## Exercise goal
Copy whichever lines contain the string "that".

>> Start Dataset records

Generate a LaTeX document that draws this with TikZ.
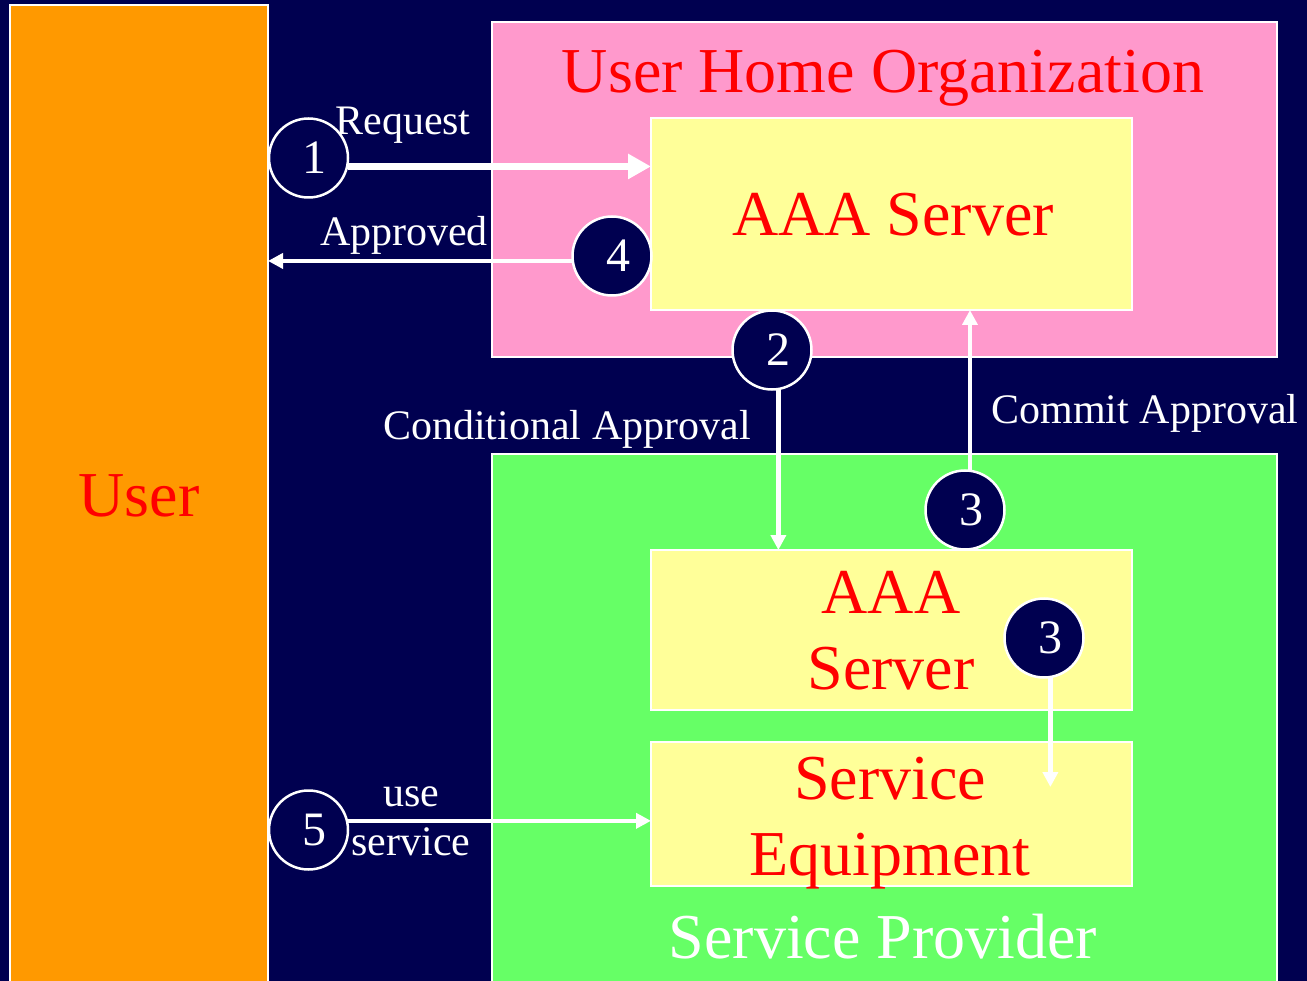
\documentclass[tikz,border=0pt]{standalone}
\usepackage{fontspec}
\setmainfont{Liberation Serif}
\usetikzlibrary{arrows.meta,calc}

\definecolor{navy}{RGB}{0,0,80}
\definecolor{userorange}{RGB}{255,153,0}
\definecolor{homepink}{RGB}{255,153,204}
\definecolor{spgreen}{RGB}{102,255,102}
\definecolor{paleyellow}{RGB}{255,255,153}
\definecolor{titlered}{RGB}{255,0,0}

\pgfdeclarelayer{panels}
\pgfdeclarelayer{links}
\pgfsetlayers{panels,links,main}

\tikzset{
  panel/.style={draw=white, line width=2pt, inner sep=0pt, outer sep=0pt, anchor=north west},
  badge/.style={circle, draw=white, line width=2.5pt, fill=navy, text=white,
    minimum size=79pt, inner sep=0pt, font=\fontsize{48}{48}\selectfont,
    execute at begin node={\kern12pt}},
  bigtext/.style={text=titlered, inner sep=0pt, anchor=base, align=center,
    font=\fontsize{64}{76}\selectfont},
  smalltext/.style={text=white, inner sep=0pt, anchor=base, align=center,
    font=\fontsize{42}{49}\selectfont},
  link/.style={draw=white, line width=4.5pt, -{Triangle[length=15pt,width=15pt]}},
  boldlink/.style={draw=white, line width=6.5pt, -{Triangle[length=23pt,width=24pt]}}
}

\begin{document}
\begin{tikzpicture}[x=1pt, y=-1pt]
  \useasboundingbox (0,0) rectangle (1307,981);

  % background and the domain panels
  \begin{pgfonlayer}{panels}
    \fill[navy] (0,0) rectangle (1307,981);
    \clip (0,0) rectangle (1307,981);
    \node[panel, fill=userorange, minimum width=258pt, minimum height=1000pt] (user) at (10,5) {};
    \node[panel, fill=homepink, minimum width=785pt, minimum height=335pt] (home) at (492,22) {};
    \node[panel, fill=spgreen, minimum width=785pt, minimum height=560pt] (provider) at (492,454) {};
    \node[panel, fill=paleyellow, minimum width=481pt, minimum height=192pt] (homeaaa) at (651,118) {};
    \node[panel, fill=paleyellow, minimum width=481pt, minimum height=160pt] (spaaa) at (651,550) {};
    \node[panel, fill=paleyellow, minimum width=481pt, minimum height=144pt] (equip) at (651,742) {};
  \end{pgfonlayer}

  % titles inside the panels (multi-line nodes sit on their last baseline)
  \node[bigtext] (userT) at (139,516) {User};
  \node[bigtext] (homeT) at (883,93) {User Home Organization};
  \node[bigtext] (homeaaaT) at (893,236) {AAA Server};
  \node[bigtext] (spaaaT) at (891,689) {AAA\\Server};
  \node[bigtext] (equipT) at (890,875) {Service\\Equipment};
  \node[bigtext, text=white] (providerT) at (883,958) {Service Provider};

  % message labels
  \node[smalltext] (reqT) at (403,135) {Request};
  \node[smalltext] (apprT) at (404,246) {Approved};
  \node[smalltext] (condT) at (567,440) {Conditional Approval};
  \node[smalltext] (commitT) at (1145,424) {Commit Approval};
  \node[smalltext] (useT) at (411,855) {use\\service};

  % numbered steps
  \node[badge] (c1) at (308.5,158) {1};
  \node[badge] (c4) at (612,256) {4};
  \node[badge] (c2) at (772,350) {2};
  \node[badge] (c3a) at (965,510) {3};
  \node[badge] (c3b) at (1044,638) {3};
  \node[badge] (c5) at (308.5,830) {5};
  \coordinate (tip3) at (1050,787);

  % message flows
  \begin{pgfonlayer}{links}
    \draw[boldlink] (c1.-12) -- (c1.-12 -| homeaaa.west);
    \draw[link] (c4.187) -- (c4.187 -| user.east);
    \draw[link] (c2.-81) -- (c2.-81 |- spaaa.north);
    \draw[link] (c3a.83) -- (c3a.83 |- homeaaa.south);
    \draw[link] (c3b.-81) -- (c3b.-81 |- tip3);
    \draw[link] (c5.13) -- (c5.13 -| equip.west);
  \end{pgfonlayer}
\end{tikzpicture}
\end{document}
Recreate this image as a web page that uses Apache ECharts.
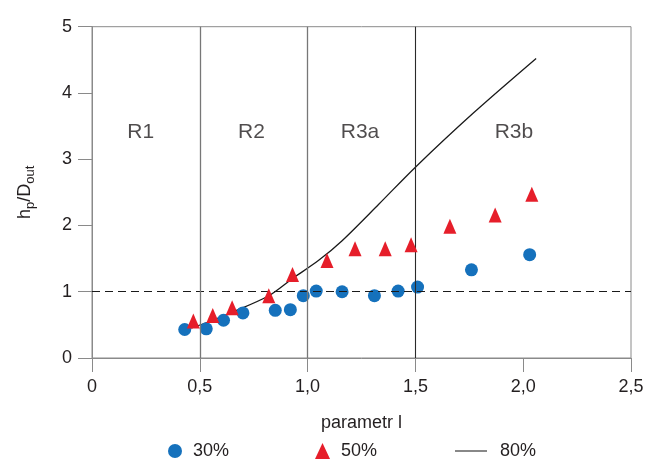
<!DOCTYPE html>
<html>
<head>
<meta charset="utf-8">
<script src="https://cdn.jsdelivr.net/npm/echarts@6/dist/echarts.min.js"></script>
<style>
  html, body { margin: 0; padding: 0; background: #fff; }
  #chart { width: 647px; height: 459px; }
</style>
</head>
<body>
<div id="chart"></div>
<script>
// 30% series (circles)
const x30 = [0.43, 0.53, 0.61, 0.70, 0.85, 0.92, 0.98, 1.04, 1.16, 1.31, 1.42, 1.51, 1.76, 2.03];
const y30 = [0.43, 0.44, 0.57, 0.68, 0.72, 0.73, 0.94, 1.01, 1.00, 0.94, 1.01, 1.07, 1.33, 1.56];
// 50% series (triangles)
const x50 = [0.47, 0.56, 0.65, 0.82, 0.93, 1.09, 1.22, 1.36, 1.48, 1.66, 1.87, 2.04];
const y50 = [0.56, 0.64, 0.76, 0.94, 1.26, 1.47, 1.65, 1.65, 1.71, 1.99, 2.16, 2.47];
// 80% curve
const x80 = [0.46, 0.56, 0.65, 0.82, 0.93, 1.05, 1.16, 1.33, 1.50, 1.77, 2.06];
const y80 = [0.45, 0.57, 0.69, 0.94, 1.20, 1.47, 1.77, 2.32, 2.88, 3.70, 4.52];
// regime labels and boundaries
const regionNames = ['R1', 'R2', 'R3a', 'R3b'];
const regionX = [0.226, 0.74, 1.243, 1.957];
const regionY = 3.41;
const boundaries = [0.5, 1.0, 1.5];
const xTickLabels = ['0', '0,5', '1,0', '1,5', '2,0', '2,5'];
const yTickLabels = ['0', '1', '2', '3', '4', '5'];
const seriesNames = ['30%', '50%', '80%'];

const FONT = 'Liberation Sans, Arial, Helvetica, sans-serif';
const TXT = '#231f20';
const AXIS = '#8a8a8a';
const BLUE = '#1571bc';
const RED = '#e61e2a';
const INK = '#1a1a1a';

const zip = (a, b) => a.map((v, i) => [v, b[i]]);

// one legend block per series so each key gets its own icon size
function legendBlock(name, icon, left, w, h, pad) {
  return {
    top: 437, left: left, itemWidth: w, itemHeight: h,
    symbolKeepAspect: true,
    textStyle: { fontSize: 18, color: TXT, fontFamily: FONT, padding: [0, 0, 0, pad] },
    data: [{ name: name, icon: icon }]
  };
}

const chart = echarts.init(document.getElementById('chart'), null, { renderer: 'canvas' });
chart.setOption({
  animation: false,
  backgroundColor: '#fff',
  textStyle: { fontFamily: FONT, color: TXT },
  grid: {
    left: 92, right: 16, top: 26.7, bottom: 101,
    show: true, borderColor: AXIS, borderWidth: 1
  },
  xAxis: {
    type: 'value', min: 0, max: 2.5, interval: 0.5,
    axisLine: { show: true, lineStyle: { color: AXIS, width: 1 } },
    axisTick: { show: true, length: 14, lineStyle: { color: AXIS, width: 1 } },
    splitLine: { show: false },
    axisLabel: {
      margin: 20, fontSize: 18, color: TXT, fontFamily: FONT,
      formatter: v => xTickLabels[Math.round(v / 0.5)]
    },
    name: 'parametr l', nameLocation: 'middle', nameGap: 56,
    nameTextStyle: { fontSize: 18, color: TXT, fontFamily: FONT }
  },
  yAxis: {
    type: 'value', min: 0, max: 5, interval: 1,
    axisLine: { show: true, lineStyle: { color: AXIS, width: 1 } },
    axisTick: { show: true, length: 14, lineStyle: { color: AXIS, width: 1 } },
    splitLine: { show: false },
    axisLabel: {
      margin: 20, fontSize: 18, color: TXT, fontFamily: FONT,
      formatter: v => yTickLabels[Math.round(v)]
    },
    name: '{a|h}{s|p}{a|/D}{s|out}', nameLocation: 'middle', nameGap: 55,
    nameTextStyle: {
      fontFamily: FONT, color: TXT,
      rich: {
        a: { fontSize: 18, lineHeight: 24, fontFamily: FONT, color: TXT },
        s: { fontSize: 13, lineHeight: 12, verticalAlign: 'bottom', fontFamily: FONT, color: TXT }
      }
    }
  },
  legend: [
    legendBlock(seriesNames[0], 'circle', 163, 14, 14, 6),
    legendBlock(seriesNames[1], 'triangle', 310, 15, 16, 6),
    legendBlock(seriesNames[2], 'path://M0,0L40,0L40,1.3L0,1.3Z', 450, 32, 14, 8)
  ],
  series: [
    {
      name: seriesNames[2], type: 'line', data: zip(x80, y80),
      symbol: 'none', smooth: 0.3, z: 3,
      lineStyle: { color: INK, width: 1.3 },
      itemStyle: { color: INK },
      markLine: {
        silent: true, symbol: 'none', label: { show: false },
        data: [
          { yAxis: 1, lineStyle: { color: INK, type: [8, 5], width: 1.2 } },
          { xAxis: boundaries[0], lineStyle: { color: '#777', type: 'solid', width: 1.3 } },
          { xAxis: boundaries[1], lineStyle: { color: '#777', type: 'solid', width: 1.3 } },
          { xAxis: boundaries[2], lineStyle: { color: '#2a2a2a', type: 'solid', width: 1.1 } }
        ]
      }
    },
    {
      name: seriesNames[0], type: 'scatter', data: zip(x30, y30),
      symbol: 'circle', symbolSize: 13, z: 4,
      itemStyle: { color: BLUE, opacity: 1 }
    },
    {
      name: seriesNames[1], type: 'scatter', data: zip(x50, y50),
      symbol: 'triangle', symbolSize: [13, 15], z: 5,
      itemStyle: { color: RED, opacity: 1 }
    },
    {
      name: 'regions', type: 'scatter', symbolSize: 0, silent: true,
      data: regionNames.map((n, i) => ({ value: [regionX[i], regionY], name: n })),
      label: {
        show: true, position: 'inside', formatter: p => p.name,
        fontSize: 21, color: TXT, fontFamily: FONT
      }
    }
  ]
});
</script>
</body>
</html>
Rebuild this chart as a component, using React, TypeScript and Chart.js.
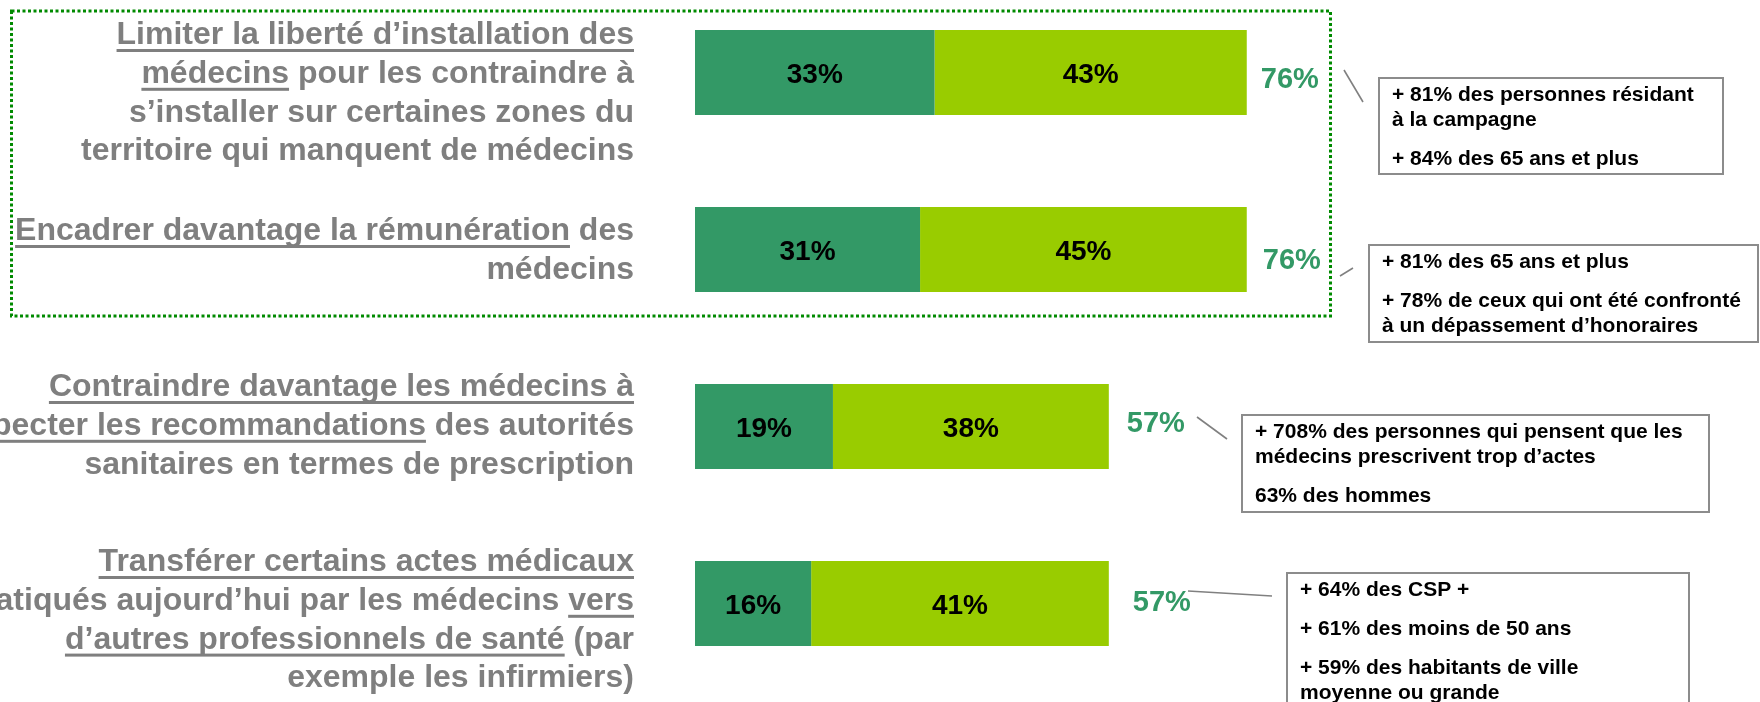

>> End Dataset records

## Solution for this problem
Generate a LaTeX document that draws this with TikZ.
Recreate this image as a web page that uses Apache ECharts.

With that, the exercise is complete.